» **Written task**
Retype only what runs from the first line of the listing to the line holding "import seaborn as sns", both included. Do not retype the pictures.

— START Data block —

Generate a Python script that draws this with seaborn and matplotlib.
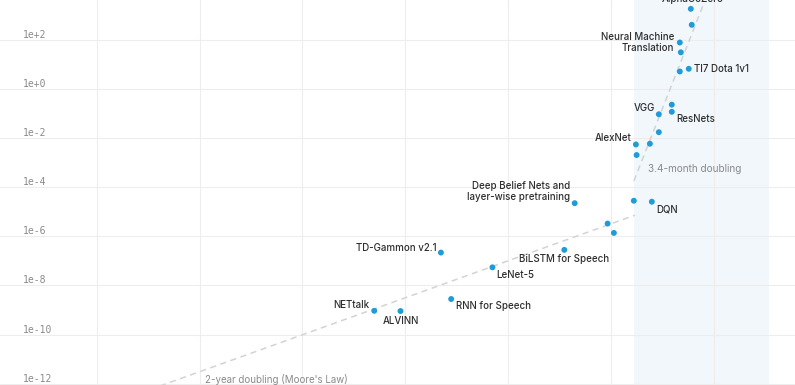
import numpy as np
import pandas as pd
import matplotlib
matplotlib.use("Agg")
import matplotlib.pyplot as plt
import seaborn as sns

# petaflop/s-days used to train each system
years = [2017.77, 2017.86, 2016.70, 2016.80, 2016.70, 2017.57, 2014.66, 2015.92,
         2015.92, 2014.66, 2012.43, 2013.79, 2012.50, 2012.23, 2013.98, 2009.68,
         2010.29, 2005.47, 2006.48, 1993.47, 1998.48, 1994.47, 1986.99, 1989.54]
log_compute = [3.26, 2.61, 1.89, 1.49, 0.71, 0.82, -1.03, -0.64,
               -0.93, -1.76, -2.26, -2.23, -2.69, -4.55, -4.59, -5.48,
               -5.86, -6.55, -4.65, -6.66, -7.26, -8.55, -9.03, -9.04]
names = ["AlphaGoZero", "", "Neural Machine\nTranslation", "", "", "TI7 Dota 1v1", "VGG", "",
         "ResNets", "", "AlexNet", "", "", "", "DQN", "",
         "", "BiLSTM for Speech", "Deep Belief Nets and\nlayer-wise pretraining", "TD-Gammon v2.1",
         "LeNet-5", "RNN for Speech", "NETtalk", "ALVINN"]

# trend lines: (year, log10 compute) anchor and doubling time in years
moore_anchor = (2012.33, -5.14)
moore_doubling = 2.0
modern_anchor = (2012.23, -3.75)
modern_doubling = 3.4 / 12

ytick_exp = [-12, -10, -8, -6, -4, -2, 0, 2]
xtick_years = [1960, 1970, 1980, 1990, 2000, 2010, 2020]

df = pd.DataFrame({"year": years, "compute": [10.0 ** v for v in log_compute], "name": names})

# label placement: offset (points), horizontal alignment
label_style = {
    "AlphaGoZero": ((1, 7), "center"),
    "Neural Machine\nTranslation": ((-4, 0), "right"),
    "TI7 Dota 1v1": ((3.6, 0), "left"),
    "VGG": ((-3, 4.5), "right"),
    "ResNets": ((3, -5.5), "left"),
    "AlexNet": ((-3, 5), "right"),
    "DQN": ((3, -5.5), "left"),
    "Deep Belief Nets and\nlayer-wise pretraining": ((-3.4, 8.3), "right"),
    "TD-Gammon v2.1": ((-3, 3), "right"),
    "LeNet-5": ((3, -5.5), "left"),
    "BiLSTM for Speech": ((0, -6.7), "center"),
    "RNN for Speech": ((3.4, -5), "left"),
    "NETtalk": ((-3.6, 4), "right"),
    "ALVINN": ((0, -7.2), "center"),
}

sns.set_theme(style="white")
plt.rcParams["font.family"] = ["Inter", "DejaVu Sans"]

fig = plt.figure(figsize=(7.95, 3.85), dpi=100)
ax = fig.add_axes([0, 0, 1, 1])

ax.axvspan(2012.23, 2025.4, color="#f1f7fb", zorder=0, lw=0)

# trend lines
moore_x = np.array([1950.0, moore_anchor[0]])
moore_y = 10.0 ** (moore_anchor[1] + np.log10(2) / moore_doubling * (moore_x - moore_anchor[0]))
ax.plot(moore_x, moore_y, color="#d3d3d3", lw=1.1, dashes=(4, 3), zorder=1)
modern_x = np.array([modern_anchor[0], 2019.0])
modern_y = 10.0 ** (modern_anchor[1] + np.log10(2) / modern_doubling * (modern_x - modern_anchor[0]))
ax.plot(modern_x, modern_y, color="#d3d3d3", lw=1.1, dashes=(4, 3), zorder=1)

sns.scatterplot(data=df, x="year", y="compute", ax=ax, color="#1f9bd7",
                s=18, edgecolor="none", zorder=3, legend=False)

ax.set_yscale("log")
ax.set_xlim(1950.6, 2027.9)
ax.set_ylim(10.0 ** -12.05, 10.0 ** 3.62)

for _, row in df.iterrows():
    if row["name"] in label_style:
        (dx, dy), ha = label_style[row["name"]]
        ax.annotate(row["name"], (row["year"], row["compute"]), xytext=(dx, dy),
                    textcoords="offset points", ha=ha, va="center", multialignment=ha,
                    fontsize=7, fontweight="medium", color="#2e2e2e", linespacing=1.15,
                    zorder=4)

ax.text(2013.59, 10.0 ** -3.275, "3.4-month doubling", fontsize=7.2, color="#8a8a8a",
        ha="left", va="center")
ax.text(1970.58, 10.0 ** -11.84, "2-year doubling (Moore's Law)", fontsize=7, color="#8a8a8a",
        ha="left", va="center")

ax.set_yticks([10.0 ** e for e in ytick_exp])
ax.set_yticklabels([f"1e{e:+d}" for e in ytick_exp])
ax.yaxis.set_minor_locator(matplotlib.ticker.NullLocator())
ax.set_xticks(xtick_years)
ax.set_xticklabels([])
ax.tick_params(axis="both", length=0)
ax.tick_params(axis="y", pad=-16.5, labelcolor="#8a8a8a")
for lab in ax.get_yticklabels():
    lab.set_horizontalalignment("left")
    lab.set_verticalalignment("bottom")
    lab.set_fontfamily("DejaVu Sans Mono")
    lab.set_fontsize(7)

ax.grid(True, color="#ededed", lw=0.8)
ax.set_axisbelow(True)
ax.set_xlabel("")
ax.set_ylabel("")
sns.despine(ax=ax, left=True, bottom=True)

fig.savefig("out.png", dpi=100)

— END Data block —

» **Correct output**
Generate a Python script that draws this with seaborn and matplotlib.
import numpy as np
import pandas as pd
import matplotlib
matplotlib.use("Agg")
import matplotlib.pyplot as plt
import seaborn as sns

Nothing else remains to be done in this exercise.